Last night, as I’m sure we all know by now, was a very Republican night. I won’t go into the details on that; you can check 'em on CNN. And this thread isn’t about whether it’s good or bad that Republicans now control both houses of Congress along with the White House.
In fact, I’m not even sure if it’s a debate at all; it’s just a statement, maybe a rant. But if a debate can be found, go to it.
In this election, the Democrats have been, on a national level, laying low on the issues, treating each race as its own separate universe, taking Tip O’Neill’s aphorism, “All politics is local,” to its logical extreme.

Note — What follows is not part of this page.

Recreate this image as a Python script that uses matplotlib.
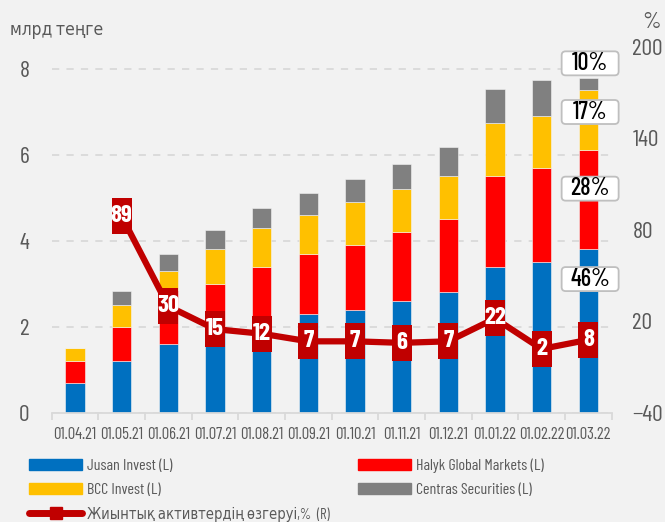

It failed miserably. Compared to 2002, Al Gore’s run for president in 2000 was a shining success. And there’s a simple reason why. One can argue about whether Gore ran too populist a campaign, or whether he should have emphasized the Clinton administration’s accomplishments more, or whatever.
But it was clear that Gore stood for something. And we had a reasonably good idea of what. That gave half the population something to buy into. Gore’s virtual tie in the election had coattails: the Dems got a 50-50 Senate out of the deal, after having been several seats down in 1999-2000.
This year, though, all the national Democratic party seemed to want to do was duck and cover. And it showed.
The Republicans, over the past quarter-century, have made it abundantly clear what their core principles are. You can love 'em, or you can loathe 'em, but there’s no doubt what they’re about.
To say that what the Democrats stand for is a lot less clear is an understatement. They seem to be content to be “not the Republicans” and leave it vague after that.
At some point, though, you’ve got to stand for something. If the people don’t know what it is you’re selling, after awhile you’ve got to expect them to stop buying it.
I think we’ve reached that point. Last night would have been far worse for the Democrats, but for the ability of the politicians on both sides to collaborate on turning all but a handful of House districts in the country into “safe” seats. IOW, anti-democracy saved the Democrats’ asses last night.
For about the last three election cycles, I’ve been asking, as a Democrat, “Where’s OUR ‘Contract with America’?” When are the Dems going to state a handful of essential principles and issues, and run on them?
I’m sure Tip’s “All politics is local” aphorism worked for him, back in the days when the New Deal was recent and voters knew what the Democrats stood for, and liked it. Having the big stuff already working his way, the rest of it, for a Democrat in Tip’s day, was simply making sure that the results of the Democrats’ national stands showed up locally.
That won’t cut it anymore, though. I think it was Will Rogers who said, “I’m not a member of an organized political party. I’m a Democrat,” but if the Dems want to ever be the majority party again, it isn’t going to just fall in their lap due to demographic shifts, as some recent books have suggested. They’ve got to have something to sell that most voters want to buy into. And the first step is having something to sell.
With the Democrats, it isn’t at all clear what that is anymore. Until that changes, the right Presidential candidate isn’t going to save them; nothing will save them. They’ll just continue to lose ground.